Ein Ausdruck tiefen Glaubens
Wichtig für sie ist dabei auch ihr Glaube. „Alles was ich heute bin, bin ich nur durch Gottes Gnade“, sagt die 27-Jährige. Schon als Kind sei sie sehr gläubig gewesen, ihre Familie sei an jedem Sonntag mit den Kindern in die Kirche gegangen. Als sie nach dem Tod des Vaters nach Emerald Hill kam, sagt Gloria Karawira, sei Glaube weiter ein wichtiger Teil ihres Lebens gewesen, zumal das Heim von Dominikanerinnen geleitet würde. „Ich habe Gott durch sie in meinem Leben wirken sehen“, sagt sie.
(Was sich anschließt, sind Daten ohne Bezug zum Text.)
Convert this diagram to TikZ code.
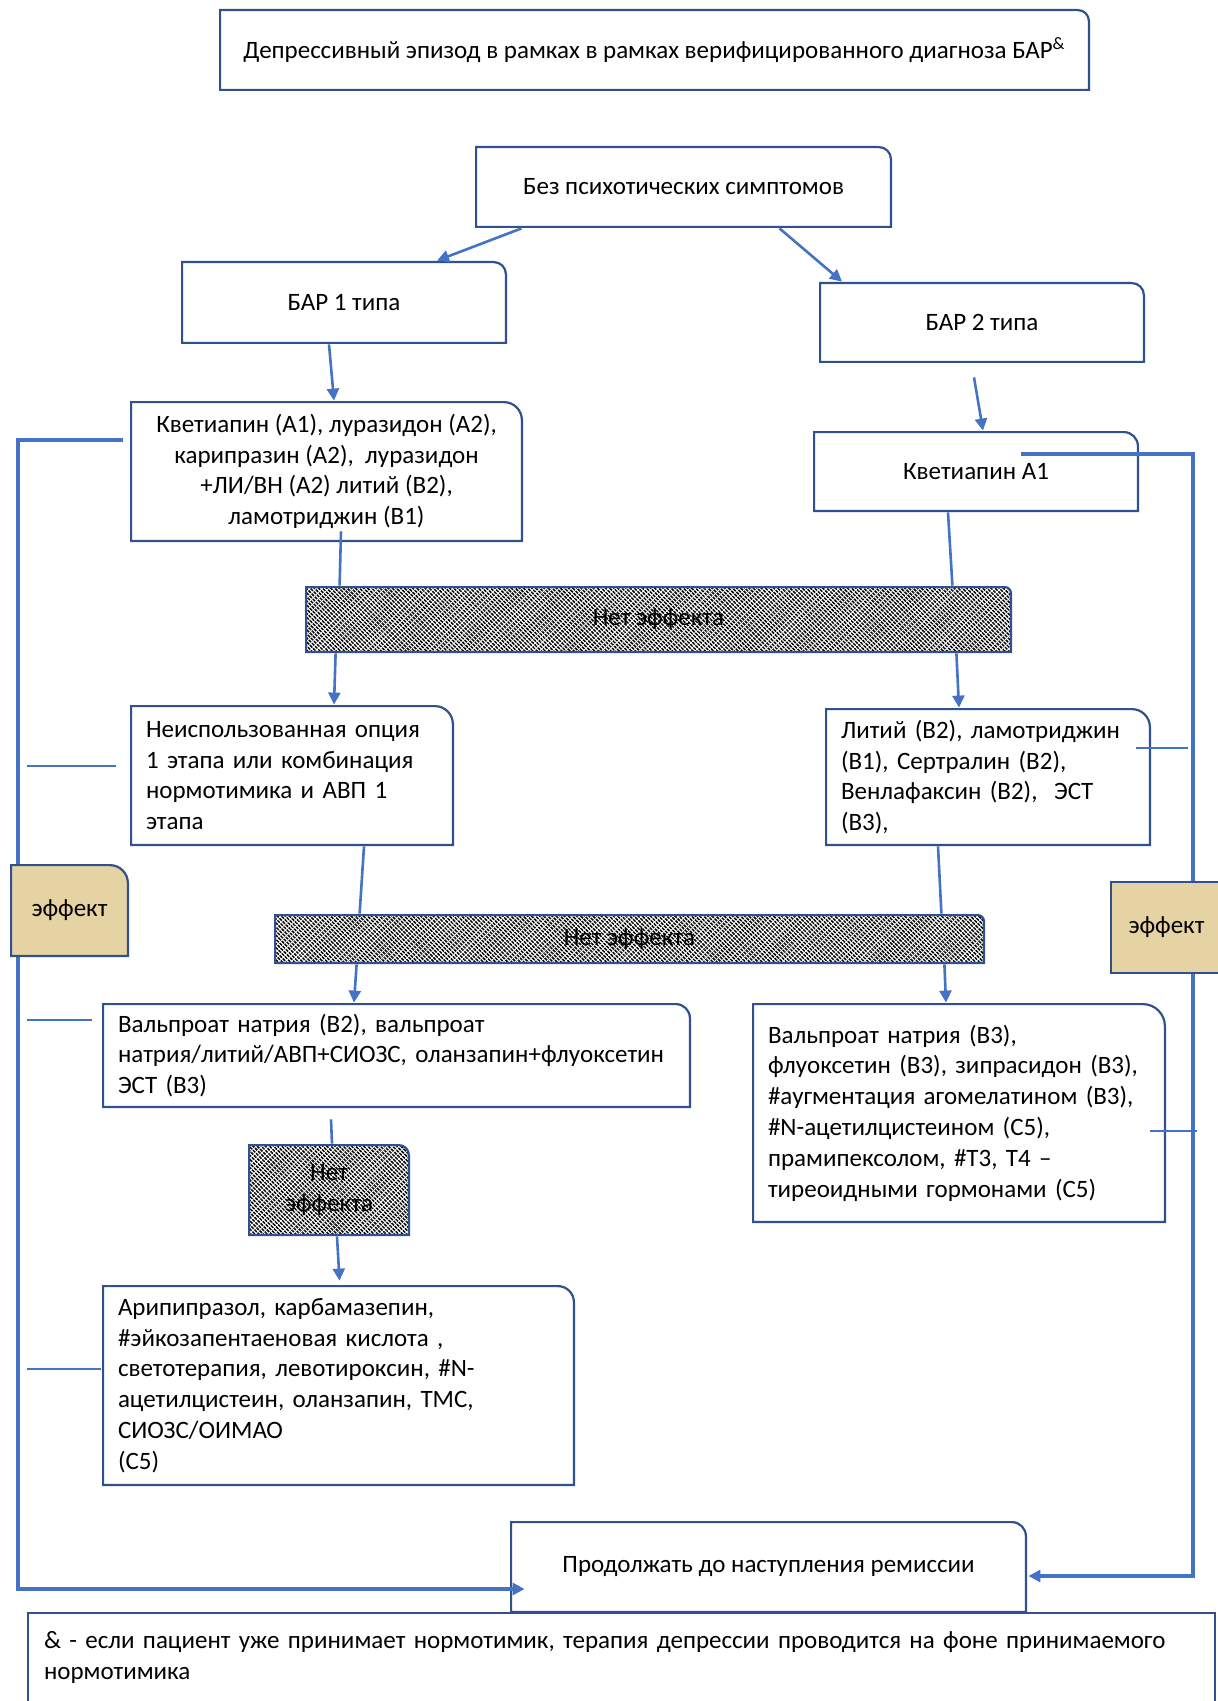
\documentclass[tikz,border=0pt]{standalone}
\usepackage{fontspec}
\setmainfont{Carlito}
\usetikzlibrary{arrows.meta,patterns.meta}

\definecolor{boxline}{RGB}{47,82,143}
\definecolor{flowline}{RGB}{68,114,196}
\definecolor{papyrus}{RGB}{230,211,164}
\newcommand{\boxfont}{\fontsize{12.5}{15.4}\selectfont}

\tikzset{
  cardrad/.store in=\cardrad, cardrad=6pt,
  cardfill/.style={},
  % box with one rounded corner (top right)
  card/.style={inner xsep=8pt, inner ysep=2pt, font=\boxfont,
    path picture={
      \path[cardfill, draw=boxline, line width=1.1pt]
        ([shift={(0.55pt,0.55pt)}]path picture bounding box.south west)
        |- ([shift={(-\cardrad-0.55pt,-0.55pt)}]path picture bounding box.north east)
        arc[start angle=90, end angle=0, radius=\cardrad]
        -- ([shift={(-0.55pt,0.55pt)}]path picture bounding box.south east) -- cycle;
    }},
  nofx/.style={cardrad=3pt, cardfill/.style={preaction={fill=white},
      preaction={pattern={Lines[angle=-45,distance=1.45pt,line width=0.75pt]}, pattern color=black},
      preaction={pattern={Lines[angle=45,distance=2.2pt,line width=0.4pt]}, pattern color=white}}},
  flow/.style={flowline, line width=1.3pt, -{Triangle[length=6pt,width=6pt]}},
  link/.style={flowline, line width=1.3pt},
  back/.style={flowline, line width=1.6pt},
  tick/.style={flowline, line width=0.8pt},
}

\begin{document}
\begin{tikzpicture}[x=0.5pt, y=-0.5pt]
  \useasboundingbox (0,0) rectangle (1218,1701);

  % boxes
  \node[card, cardrad=5.5pt, minimum width=435.5pt, minimum height=41pt] (diag) at (654.5,50)
    {Депрессивный эпизод в рамках в рамках верифицированного диагноза БАР\textsuperscript{\&}};
  \node[card, minimum width=208.5pt, minimum height=41pt] (nopsy) at (683.5,187) {Без психотических симптомов};
  \node[card, minimum width=163pt, minimum height=41.5pt] (bar1) at (344,302.5) {БАР 1 типа};
  \node[card, minimum width=163pt, minimum height=40.5pt] (bar2) at (982,322.5) {БАР 2 типа};
  \node[card, cardrad=9pt, minimum width=196.5pt, minimum height=70.5pt, align=center] (first1) at (326.5,471.5)
    {Кветиапин (A1), луразидон (A2),\\ карипразин (A2),\ \ луразидон\\ +ЛИ/ВН (A2) литий (B2),\\ ламотриджин (B1)};
  \node[card, cardrad=7pt, minimum width=163pt, minimum height=40.5pt] (first2) at (976,471.5) {Кветиапин A1};
  \node[card, nofx, minimum width=353.5pt, minimum height=33.5pt] (fail1) at (658.5,619.5) {Нет эффекта};
  \node[card, cardrad=9pt, minimum height=70.5pt, text width=146pt, align=left] (second1) at (292,775.5)
    {Неиспользованная опция\\ 1 этапа или комбинация\\ нормотимика и АВП 1\\ этапа};
  \node[card, cardrad=9pt, minimum height=69pt, text width=147pt, align=left] (second2) at (988,777)
    {Литий (B2), ламотриджин\\ (B1), Сертралин (B2),\\ Венлафаксин (B2),\ \ ЭСТ\\ (B3),};
  \node[card, nofx, minimum width=355.5pt, minimum height=25pt] (fail2) at (629.5,939) {Нет эффекта};
  \node[card, cardrad=7pt, minimum height=52.5pt, text width=278.5pt, align=left] (third1) at (396.5,1055.5)
    {Вальпроат натрия (B2), вальпроат\\ натрия/литий/АВП+СИОЗС, оланзапин+флуоксетин\\ ЭСТ (B3)};
  \node[card, cardrad=11pt, minimum height=110pt, text width=191pt, align=left] (third2) at (959,1113)
    {Вальпроат натрия (B3),\\ флуоксетин (B3), зипрасидон (B3),\\ \#аугментация агомелатином (B3),\\
     \#N-ацетилцистеином (C5),\\ прамипексолом, \#T3, T4 –\\ тиреоидными гормонами (C5)};
  \node[card, nofx, cardrad=5pt, minimum width=81pt, minimum height=46pt, align=center] (fail3) at (329,1190) {Нет\\ эффекта};
  \node[card, cardrad=8pt, minimum height=100.5pt, text width=220.5pt, align=left] (fourth) at (338.5,1385.5)
    {Арипипразол, карбамазепин,\\ \#эйкозапентаеновая кислота ,\\ светотерапия, левотироксин, \#N-\\
     ацетилцистеин, оланзапин, ТМС,\\ СИОЗС/ОИМАО\\ (C5)};
  \node[card, cardrad=7pt, minimum width=258.5pt, minimum height=46pt] (goal) at (768.5,1567) {Продолжать до наступления ремиссии};
  \node[draw=boxline, line width=1.1pt, font=\boxfont, inner xsep=8pt, text width=577.5pt, minimum height=44.5pt, align=left]
    (note) at (621.5,1657.5)
    {\& - если пациент уже принимает нормотимик, терапия депрессии проводится на фоне принимаемого\\ нормотимика};

  % arrows
  \draw[flow] ([xshift=-81pt]nopsy.south) -- ([xshift=46.5pt]bar1.north);
  \draw[flow] ([xshift=48pt]nopsy.south) -- ([xshift=-70pt]bar2.north);
  \draw[flow] ([xshift=-7.5pt]bar1.south) -- ([xshift=3.75pt]first1.north);
  \draw[flow] ([xshift=-4pt,yshift=-7pt]bar2.south) -- ([xshift=3.5pt]first2.north);
  \draw[link] ([xshift=7.25pt,yshift=5.5pt]first1.south) -- ([xshift=17.5pt]fail1.north west);
  \draw[link] ([xshift=-14pt]first2.south) -- ([xshift=-30pt]fail1.north east);
  \draw[flow] ([xshift=15.5pt]fail1.south west) -- ([xshift=21pt]second1.north);
  \draw[flow] ([xshift=-28pt]fail1.south east) -- ([xshift=-14.5pt]second2.north);
  \draw[link] ([xshift=36pt]second1.south) -- ([xshift=43pt]fail2.north west);
  \draw[link] ([xshift=-25pt]second2.south) -- ([xshift=-22pt]fail2.north east);
  \draw[flow] ([xshift=41.5pt]fail2.south west) -- ([xshift=-21.25pt]third1.north);
  \draw[flow] ([xshift=-20.5pt]fail2.south east) -- ([xshift=-6.5pt]third2.north);
  \draw[link] ([xshift=-32.75pt,yshift=-5.5pt]third1.south) -- ([xshift=1.5pt]fail3.north);
  \draw[flow] ([xshift=4pt]fail3.south) -- ([xshift=0.5pt,yshift=2pt]fourth.north);

  % effect loops
  \coordinate (leftrail) at (18,0);
  \coordinate (rightrail) at (1193,0);
  \coordinate (backL) at ([xshift=-3.5pt,yshift=15.75pt]first1.west);
  \coordinate (goalL) at ([xshift=7.5pt,yshift=-11pt]goal.west);
  \coordinate (backR) at ([xshift=-59pt,yshift=8.75pt]first2.east);
  \coordinate (goalR) at ([xshift=0.5pt,yshift=-4.5pt]goal.east);
  \draw[back, -{Triangle[length=6pt,width=6pt]}] (backL) -| (leftrail |- goalL) -- (goalL);
  \draw[back, -{Triangle[length=6pt,width=6pt]}] (backR) -| (rightrail |- goalR) -- (goalR);
  \draw[tick] ([xshift=-7pt,yshift=4.75pt]second1.west) -- +(-89,0);
  \draw[tick] ([xshift=-5pt,yshift=17.75pt]third1.west) -- +(-65,0);
  \draw[tick] ([xshift=-0.5pt,yshift=8.25pt]fourth.west) -- +(-74,0);
  \draw[tick] ([xshift=-7.5pt,yshift=14.5pt]second2.east) -- +(52,0);
  \draw[tick] ([xshift=-8pt,yshift=-9pt]third2.east) -- +(47,0);

  \node[card, cardrad=9pt, cardfill/.style={fill=papyrus}, minimum width=59.5pt, minimum height=46.5pt] (fxL) at (69.5,910.5) {эффект};
  \node[draw=boxline, line width=1.1pt, fill=papyrus, font=\boxfont, minimum width=55.5pt, minimum height=45.5pt] (fxR) at (1166.5,927.5) {эффект};
\end{tikzpicture}
\end{document}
Das ist für sie kein Lippenbekenntnis oder eine schöne Floskel. Als ihr Vater gestorben sei, berichtet sie, habe sie gedacht, dass ihr Leben zu Ende sei. Und doch sei sie nach Emerald Hill gekommen. Und obwohl die Wirtschaft in ihrem Land derzeit unter Druck sei, könne sie mit ihren Fähigkeiten ein normales Leben führen. Sie habe immer auf Gott vertrauen können.